Thanks Reg for your effort on this. I'll have to contact them and see what they still have. I found a Woods subframe for my tractor but it appears to be over 1200 dollars and that's not including shipping. I'm sure the ones from the old American Jawa are probably going to be close to that also and that's not counting paying someone to weld up some mounts to make the Taylor-Way adapt to these subframes. So this purchase may have to wait for awhile. I only paid 2500 for the backhoe which still looked like new. I don't have a FEL so I have to find out if these subframes will mount without one. I have the backhoe mounted on my 3 point hitch now and it doesn't drag my tractor around at all even without a FEL. Believe me I know all the warnings about using the 3 point hitch system. I never planed on using the backhoe for stumps or removing large rocks anyway. I do hope to get a subframe but it's going to be awhile at these prices. The only thing I am having problems with is the main boom on the backhoe doesn't seem to have a lot of lifting power. If anyone out there has a Taylor-Way backhoe maybe they can chime in and tell me if theirs is like this. Thanks everyone for your replies.
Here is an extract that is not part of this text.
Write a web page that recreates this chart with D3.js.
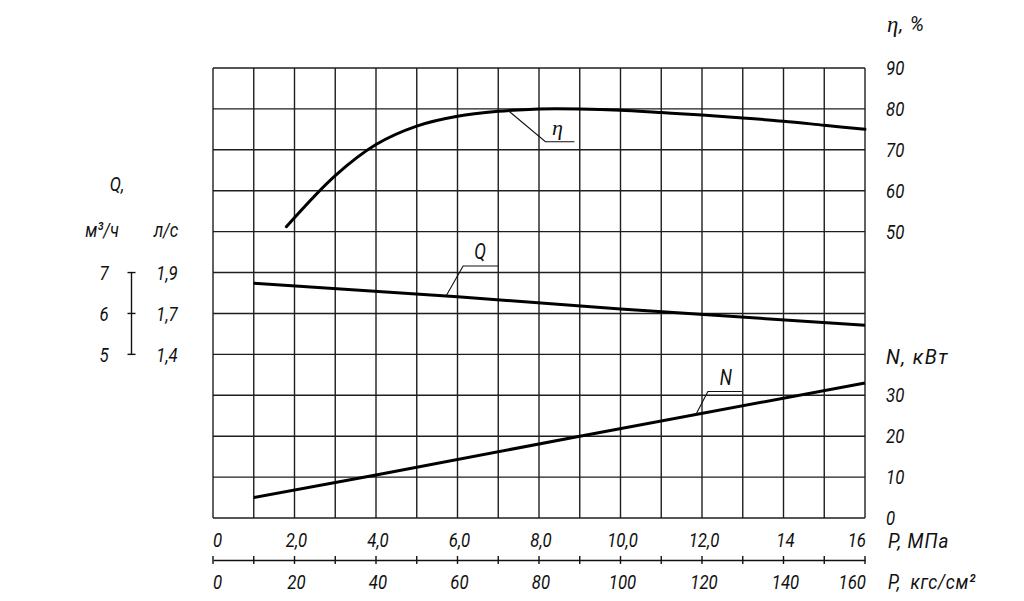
<!DOCTYPE html>
<html><head><meta charset="utf-8">
<script src="https://cdn.jsdelivr.net/npm/d3@7"></script>
<style>
html,body{margin:0;padding:0;background:#fff;}
svg text{font-family:Roboto,"Liberation Sans",sans-serif;font-style:italic;font-weight:400;fill:#111;}
.greek{font-family:"Liberation Serif","DejaVu Serif",serif !important;}
</style>
</head><body>
<svg id="c" width="1024" height="601"></svg>
<script>
// ---- data ----
const etaP = [1.8, 3, 4, 5, 6, 7, 8, 9, 10, 11, 12, 13, 14, 15, 16];
const etaV = [51.2, 63.7, 71.3, 75.8, 78.2, 79.4, 80.0, 80.0, 79.7, 79.1, 78.5, 77.8, 77.0, 76.0, 75.0];
const qP = [1, 6, 10, 16];
const qV = [6.74, 6.41, 6.11, 5.71];        // м³/ч
const nP = [1, 4, 9, 16];
const nV = [5.0, 10.5, 20.0, 33.0];         // кВт
const mpaTicks = [0, 2, 4, 6, 8, 10, 12, 14, 16];
const mpaLabels = ["0", "2,0", "4,0", "6,0", "8,0", "10,0", "12,0", "14", "16"];
const kgfTicks = [0, 20, 40, 60, 80, 100, 120, 140, 160];
const etaTicks = [90, 80, 70, 60, 50];
const nTicks = [30, 20, 10, 0];
const qTicksM3 = ["7", "6", "5"];
const qTicksLs = ["1,9", "1,7", "1,4"];
const qTickVals = [7, 6, 5];

// ---- layout ----
const svg = d3.select("#c");
const L = 213, R = 865, T = 68, B = 518;
const nRows = 11;
const rowH = (B - T) / nRows;
const x = d3.scaleLinear().domain([0, 16]).range([L, R]);
const xk = d3.scaleLinear().domain([0, 160]).range([L, R]);
const yEta = d3.scaleLinear().domain([90, 50]).range([T, T + 4 * rowH]);
const yQ = d3.scaleLinear().domain([7, 5]).range([T + 5 * rowH, T + 7 * rowH]);
const yN = d3.scaleLinear().domain([30, 0]).range([T + 8 * rowH, B]);
const gridC = "#1e1e1e";
const FS = 21, SX = 0.8;

function txt(px, py, s, anchor, opts) {
  opts = opts || {};
  const t = svg.append("text")
    .attr("transform", `translate(${px},${py}) scale(${opts.sx || SX},1)`)
    .attr("text-anchor", anchor || "start")
    .attr("dominant-baseline", opts.base || "central")
    .attr("font-size", opts.fs || FS);
  if (opts.cls) t.attr("class", opts.cls);
  if (opts.ls) t.attr("letter-spacing", opts.ls);
  t.text(s);
  return t;
}

// grid
const g = svg.append("g");
d3.range(0, 17).forEach(i => {
  g.append("line").attr("x1", x(i)).attr("x2", x(i)).attr("y1", T).attr("y2", B)
    .attr("stroke", gridC).attr("stroke-width", 1.4);
});
d3.range(0, nRows + 1).forEach(i => {
  const yy = T + i * rowH;
  g.append("line").attr("x1", L).attr("x2", R).attr("y1", yy).attr("y2", yy)
    .attr("stroke", gridC).attr("stroke-width", 1.4);
});

// curves
const line = (ys) => d3.line().x(d => x(d[0])).y(d => ys(d[1]));
svg.append("path").datum(d3.zip(etaP, etaV))
  .attr("d", line(yEta).curve(d3.curveCatmullRom.alpha(0.5)))
  .attr("fill", "none").attr("stroke", "#000").attr("stroke-width", 3).attr("stroke-linecap", "round");
svg.append("path").datum(d3.zip(qP, qV))
  .attr("d", line(yQ))
  .attr("fill", "none").attr("stroke", "#000").attr("stroke-width", 3);
svg.append("path").datum(d3.zip(nP, nV))
  .attr("d", line(yN))
  .attr("fill", "none").attr("stroke", "#000").attr("stroke-width", 3);

// leaders
function interp(P, V, p) {
  const i = Math.max(1, Math.min(P.length - 1, d3.bisectLeft(P, p)));
  const t = (p - P[i - 1]) / (P[i] - P[i - 1]);
  return V[i - 1] + t * (V[i] - V[i - 1]);
}
function leader(P, V, ys, at, dx, dy, len, lx, ly, s, greek) {
  const ax = x(at), ay = ys(interp(P, V, at));
  svg.append("path").attr("d", `M${ax},${ay}L${ax + dx},${ay + dy}L${ax + dx + len},${ay + dy}`)
    .attr("fill", "none").attr("stroke", "#111").attr("stroke-width", 1.1);
  if (greek) txt(ax + lx, ay + ly, s, "middle", { cls: "greek", sx: 1, fs: 22 });
  else txt(ax + lx, ay + ly, s, "middle", { fs: 22 });
}
leader(etaP, etaV, yEta, 7.25, 37, 31, 29, 49, 17, "η", true);
leader(qP, qV, yQ, 5.72, 17, -30, 35, 34, -44, "Q");
leader(nP, nV, yN, 11.85, 12, -23, 34, 30, -37, "N");

// right axis labels
etaTicks.forEach(v => txt(886, yEta(v), v));
nTicks.forEach(v => txt(886, yN(v), v));
const et = svg.append("text").attr("transform", "translate(887,24) scale(0.95,1)").attr("dominant-baseline", "central")
  .attr("font-size", FS).attr("letter-spacing", 1);
et.append("tspan").attr("class", "greek").attr("font-size", 24).text("η");
et.append("tspan").text(", %");
txt(886, T + 7 * rowH + 2, "N, кВт", "start", { sx: 0.95, ls: 1.5 });

// left Q scale
txt(117, 184, "Q,", "middle");
txt(102, 230, "м³/ч", "middle");
txt(166, 230, "л/с", "middle");
qTickVals.forEach((v, i) => {
  txt(104, yQ(v), qTicksM3[i], "middle");
  txt(167, yQ(v), qTicksLs[i], "middle");
  svg.append("line").attr("x1", 127.5).attr("x2", 135.5).attr("y1", yQ(v)).attr("y2", yQ(v))
    .attr("stroke", "#111").attr("stroke-width", 1.4);
});
svg.append("line").attr("x1", 131.5).attr("x2", 131.5).attr("y1", yQ(7)).attr("y2", yQ(5))
  .attr("stroke", "#111").attr("stroke-width", 1.4);

// bottom axis
const axY = 560;
const ax = svg.append("g").attr("transform", `translate(0,${axY})`)
  .call(d3.axisBottom(x).tickValues(d3.range(0, 17)).tickSize(0).tickFormat(""));
ax.select(".domain").attr("stroke", "#111").attr("stroke-width", 1.4);
d3.range(0, 17).forEach(i => {
  svg.append("line").attr("x1", x(i)).attr("x2", x(i)).attr("y1", axY - 4).attr("y2", axY + 4)
    .attr("stroke", "#111").attr("stroke-width", 1.4);
});
const anch = (i, n) => i === 0 ? "start" : (i === n - 1 ? "end" : "middle");
const off = (i, n) => i === 0 ? 0 : (i === n - 1 ? 1 : 2);
mpaTicks.forEach((v, i) => txt(x(v) + off(i, mpaTicks.length), 540, mpaLabels[i], anch(i, mpaTicks.length)));
kgfTicks.forEach((v, i) => txt(xk(v) + off(i, kgfTicks.length), 582, String(v), anch(i, kgfTicks.length)));
txt(888, 541, "P, МПа", "start", { sx: 0.9, ls: 1 });
txt(888, 582, "P,\u2002кгс/см²", "start", { sx: 0.85, ls: 0.8 });
</script>
</body></html>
I looked up the Norfolk Place address, it is almost certainly the home of the owner, who I met on one trip and I vaguely remember a comment that he lived very close by.
A 3pt hoe can certainly do a lot of work WITHOUT trashing the tractor.
Don't use the bucket to sweep dirt sideways to fill holes back in like the town guys do with the big excavators (-:
That trick puts a lot of weird side load on a 3pt and (IMO) is the trick most likely to break a 3pt set up.
Don't "walk it around the site" on the boom either, e.g. don't move the rear of the tractor sideways by pressing down on the bucket to lift the rear wheels off the ground and then swing the boom (-:
OK, this trick trumps side swing back filling for dumb stress raisers, not that I haven't done it, just that I have never done it with a 3pt hoe (-:
Hoe work is usually more about SMALL BITES than HUGE FORCE anyway, so just be gentle and don't rush projects - that is when we make mistakes and have accidents.
I think you can still use just about all the straight digging force and curl breakout force of the bucket on a 3pt. set up, just go easy on the swings.
Hmmm, what else ... ?
I guess any PUSHING with the bucket has same/similar effect on 3pt lift arms as backing the tractor with a rear blade - see other topics for tragic stories of what THAT can do )-;
Not saying you can't do some amount of it for back filling, without a loader you will probably have to, just saying (again) take small bites.